Le front commun bipartisan visant à défendre les intérêts canadiens dans les discussions de renégociation de l'Accord de libre-échange nord-américain (ALENA) est mis à l'épreuve par la campagne menée de part et d'autre de la frontière par des conservateurs pour critiquer Justin Trudeau d'avoir versé Omar Khadr une compensation généreuse.

Certains cadres supérieurs du Parti libéral ont pris les réseaux sociaux, jeudi, pour accuser les conservateurs de nourrir un sentiment anti-Trudeau aux États-Unis alors que le Canada se prépare au lancement des négociations sur l'ALENA, le 16 août.

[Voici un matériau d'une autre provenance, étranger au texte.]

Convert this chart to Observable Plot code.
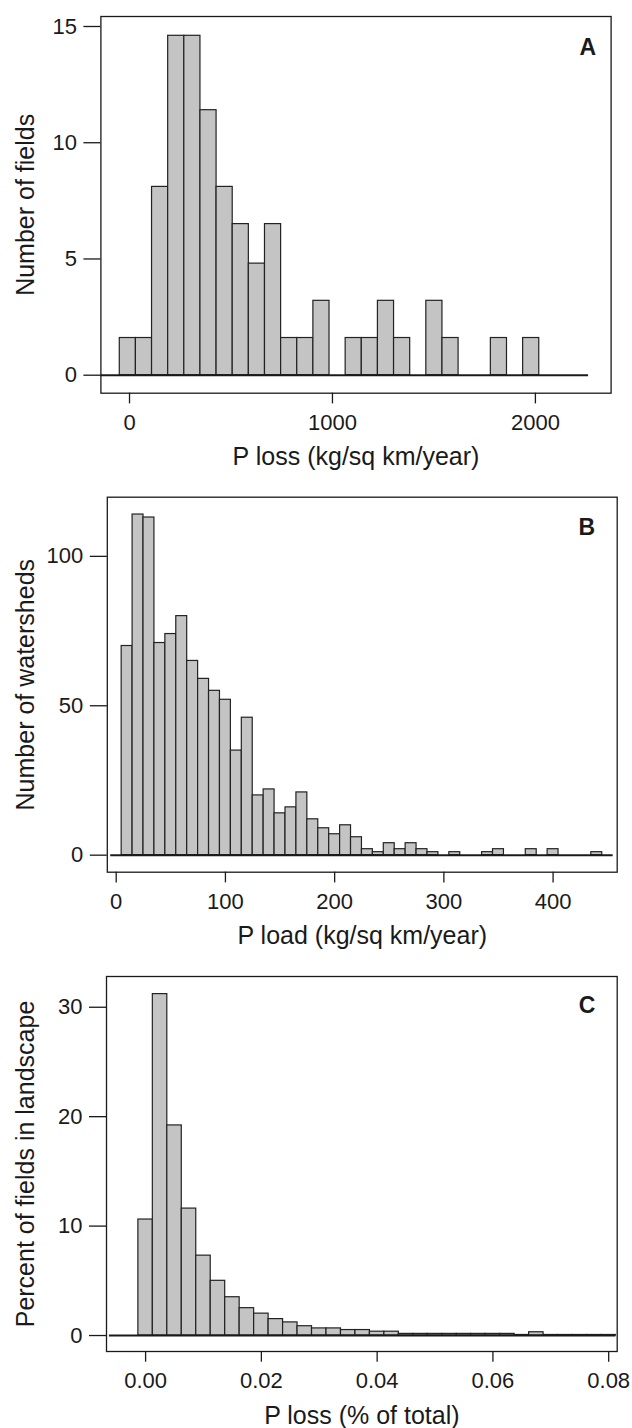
<!DOCTYPE html>
<html><head><meta charset="utf-8">
<script src="https://cdn.jsdelivr.net/npm/d3@7"></script>
<script src="https://cdn.jsdelivr.net/npm/@observablehq/plot@0.6"></script>
<style>
html,body{margin:0;padding:0;background:#fff;}
#chart{width:632px;}
#chart svg{display:block;}
</style></head><body><div id="chart"></div>
<script>
// Panel A: P loss (kg/sq km/year)
const edgesA = [-48, 31.5, 111, 190.5, 270, 349.5, 429, 508.5, 588, 667.5, 747, 826.5, 906, 985.5, 1065, 1144.5, 1224, 1303.5, 1383, 1462.5, 1542, 1621.5, 1701, 1780.5, 1860, 1939.5, 2019];
const valuesA = [1.6, 1.6, 8.1, 14.6, 14.6, 11.4, 8.1, 6.5, 4.8, 6.5, 1.6, 1.6, 3.2, 0, 1.6, 1.6, 3.2, 1.6, 0, 3.2, 1.6, 0, 0, 1.6, 0, 1.6];
const baselineA = [-141, 2262];
const xTicksA = [0, 1000, 2000];
const yTicksA = [0, 5, 10, 15];

// Panel B: P load (kg/sq km/year)
const edgesB = [5, 15, 25, 35, 45, 55, 65, 75, 85, 95, 105, 115, 125, 135, 145, 155, 165, 175, 185, 195, 205, 215, 225, 235, 245, 255, 265, 275, 285, 295, 305, 315, 325, 335, 345, 355, 365, 375, 385, 395, 405, 415, 425, 435, 445];
const valuesB = [70, 114, 113, 71, 74, 80, 65, 59, 55, 52, 35, 46, 20, 22, 14, 16, 21, 12, 9, 7, 10, 6, 2, 1, 4, 2, 4, 2, 1, 0, 1, 0, 0, 1, 2, 0, 0, 2, 0, 2, 0, 0, 0, 1];
const baselineB = [-5, 455];
const xTicksB = [0, 100, 200, 300, 400];
const yTicksB = [0, 50, 100];

// Panel C: P loss (% of total)
const edgesC = [-0.00625, -0.00375, -0.00125, 0.00125, 0.00375, 0.00625, 0.00875, 0.01125, 0.01375, 0.01625, 0.01875, 0.02125, 0.02375, 0.02625, 0.02875, 0.03125, 0.03375, 0.03625, 0.03875, 0.04125, 0.04375, 0.04625, 0.04875, 0.05125, 0.05375, 0.05625, 0.05875, 0.06125, 0.06375, 0.06625, 0.06875, 0.07125, 0.07375, 0.07625, 0.07875, 0.08125];
const valuesC = [0, 0, 10.6, 31.2, 19.2, 11.6, 7.3, 5.0, 3.5, 2.5, 2.0, 1.5, 1.2, 0.85, 0.65, 0.65, 0.5, 0.5, 0.35, 0.35, 0.15, 0.15, 0.15, 0.15, 0.15, 0.15, 0.15, 0.15, 0.05, 0.3, 0.05, 0.05, 0.05, 0.05, 0.05];
const baselineC = [-0.00625, 0.08125];
const xTicksC = [0, 0.02, 0.04, 0.06, 0.08];
const yTicksC = [0, 10, 20, 30];

const FONT = "'Liberation Sans', Arial, Helvetica, sans-serif";
const INK = "#1a1a1a";

function panel(o) {
  const bins = o.values.map((v, i) => ({x1: o.edges[i], x2: o.edges[i + 1], v})).filter(d => d.v > 0);
  return Plot.plot({
    width: 632, height: o.height,
    marginTop: o.mt, marginBottom: o.mb, marginLeft: o.ml, marginRight: o.mr,
    style: {fontFamily: FONT, color: INK, background: "white", overflow: "visible"},
    x: {domain: o.xDomain},
    y: {domain: o.yDomain},
    marks: [
      Plot.rect(bins, {x1: "x1", x2: "x2", y1: 0, y2: "v", fill: "#c3c4c3", stroke: "#222", strokeWidth: 1.2, inset: 0}),
      Plot.ruleY([0], {x1: o.baseline[0], x2: o.baseline[1], stroke: INK, strokeWidth: 2}),
      Plot.frame({stroke: INK, strokeWidth: 1.3}),
      Plot.axisX({ticks: o.xTicks, tickSize: 10.7, tickPadding: 10, tickFormat: o.tickFormat, fontSize: 22, label: null, strokeWidth: 1.3}),
      Plot.axisY({ticks: o.yTicks, tickSize: 17, tickPadding: 7, tickFormat: d3.format("d"), fontSize: 22, label: null, strokeWidth: 1.3}),
      Plot.text([o.xLabel], {text: d => d, frameAnchor: "bottom", textAnchor: "middle", lineAnchor: "bottom", dy: o.xLabelOffset, fontSize: 25}),
      Plot.text([o.yLabel], {text: d => d, frameAnchor: "left", textAnchor: "middle", lineAnchor: "top", rotate: -90, dx: -o.yLabelOffset, fontSize: 25}),
      Plot.text([o.letter], {text: d => d, frameAnchor: "top-right", textAnchor: "end", lineAnchor: "top", dx: o.letterDx, dy: o.letterDy, fontSize: 23, fontWeight: "bold"})
    ]
  });
}

const root = document.getElementById("chart");
root.append(panel({
  edges: edgesA, values: valuesA, baseline: baselineA, xTicks: xTicksA, yTicks: yTicksA,
  tickFormat: d3.format("d"),
  xDomain: [-141, 2373], yDomain: [-0.774, 15.43],
  height: 480, mt: 16, mb: 87.3, ml: 100.4, mr: 21.4,
  xLabel: "P loss (kg/sq km/year)", yLabel: "Number of fields", letter: "A",
  xLabelOffset: 72, yLabelOffset: 84.4, letterDx: -15, letterDy: 22
}));
root.append(panel({
  edges: edgesB, values: valuesB, baseline: baselineB, xTicks: xTicksB, yTicks: yTicksB,
  tickFormat: d3.format("d"),
  xDomain: [-8.15, 458.7], yDomain: [-5.7, 119.8],
  height: 480, mt: 16.7, mb: 88.3, ml: 106.8, mr: 15.3,
  xLabel: "P load (kg/sq km/year)", yLabel: "Number of watersheds", letter: "B",
  xLabelOffset: 71.6, yLabelOffset: 90.8, letterDx: -22, letterDy: 21.3
}));
root.append(panel({
  edges: edgesC, values: valuesC, baseline: baselineC, xTicks: xTicksC, yTicks: yTicksC,
  tickFormat: d3.format(".2f"),
  xDomain: [-0.006755, 0.08147], yDomain: [-1.46, 32.81],
  height: 468, mt: 16, mb: 77, ml: 106, mr: 15.3,
  xLabel: "P loss (% of total)", yLabel: "Percent of fields in landscape", letter: "C",
  xLabelOffset: 72, yLabelOffset: 90, letterDx: -21.8, letterDy: 19.7
}));
</script></body></html>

Le chef du parti conservateur, Andrew Scheer, n'a exprimé aucun remord, soutenant que le premier ministre Trudeau ne pouvait blâmer que lui-même si un contrecoup se manifestait au sud de la frontière canadienne après qu'il eut versé une compensation à l'ancien enfant soldat canadien.

M. Scheer a qualifié toute tentative des libéraux de faire un lien entre ce dossier et les pourparlers sur l'ALÉNA de tactique désespérée de la part du parti au pouvoir afin de «détourner l'attention» du noyau de l'affaire Khadr.

Omar Khadr, né au Canada, a été emprisonné à la prison de Guantanamo Bay, il y a 15 ans, alors qu'il était accusé d'avoir tué un soldat américain durant un combat survenu en pleine invasion américaine en Afghanistan.

Il n'était alors âgé que de 15 ans.

La Cour suprême du Canada a tranché, en 2010, que les autorités canadiennes avaient violé les droits de M. Khadr quand elles l'avaient interrogé dans le célèbre centre de détention en dépit du fait qu'il était mineur, qu'il n'avait aucun représentant juridique et qu'il avait été torturé.

M. Khadr avait lancé une poursuite contre le gouvernement canadien, réclamant 20 millions $. L'affaire a été réglée hors cour, plus tôt ce mois-ci, avec le versement de 10,5 millions de dollars - montant rapporté par plusieurs médias.

Plusieurs députés conservateurs ont alors investi les ondes et les journaux américains pour dénoncer un tel versement.

Jeudi, le premier ministre Trudeau n'a pas fait de lien direct entre cette question et celle entourant l'ALÉNA lorsqu'interrogé à savoir si de tels efforts déployés aux États-Unis minaient la préparation du Canada en vue des discussions à venir sur le libre-échange.

Les pourparlers en matière de commerce sont «trop importants pour tomber dans la partisanerie», a-t-il dit en conférence de presse à Barrie, en Ontario.

Réunion parlementaire

De son côté, le Nouveau Parti démocratique a exprimé son souhait que le premier ministre Justin Trudeau comparaisse à l'occasion de la réunion d'urgence du comité parlementaire sur le commerce international afin de dévoiler quelles seront les priorités de son gouvernement au cours des négociations sur l'Accord de libre-échange nord-américain (ALENA).

La porte-parole du parti en matière de commerce international, Tracey Ramsey, a dit que ses collègues et elle étaient ravis d'avoir entendu M. Trudeau dire qu'il serait heureux de discuter de ce sujet avec les partis de l'opposition.

Les négociations doivent s'amorcer le 16 août. Conformément à la loi américaine, l'administration Trump a déposé cette semaine la liste de ses objectifs. Les États-Unis veulent notamment un meilleur accès pour leurs exportations en agriculture, incluant les produits laitiers, le vin et les grains.

Le gouvernement canadien n'est pas obligé de dévoiler ses objectifs. Les députés de l'opposition exigent plus de transparence dans ce dossier et tenteront d'obtenir plus de renseignements au cours de la réunion de vendredi.

Des convocations ont été envoyées à la ministre des Affaires étrangères, Chrystia Freeland, au ministre des Finances, Bill Morneau, et au ministre du Commerce international, François-Philippe Champagne.

Un porte-parole de Mme Freeland a indiqué que la ministre avait accepté l'invitation.

«Nous discutons avec le comité afin de confirmer une date le plus tôt possible», a dit Adam Austen, dans un courriel.

Le NPD veut ajouter le nom de Justin Trudeau à la liste des témoins.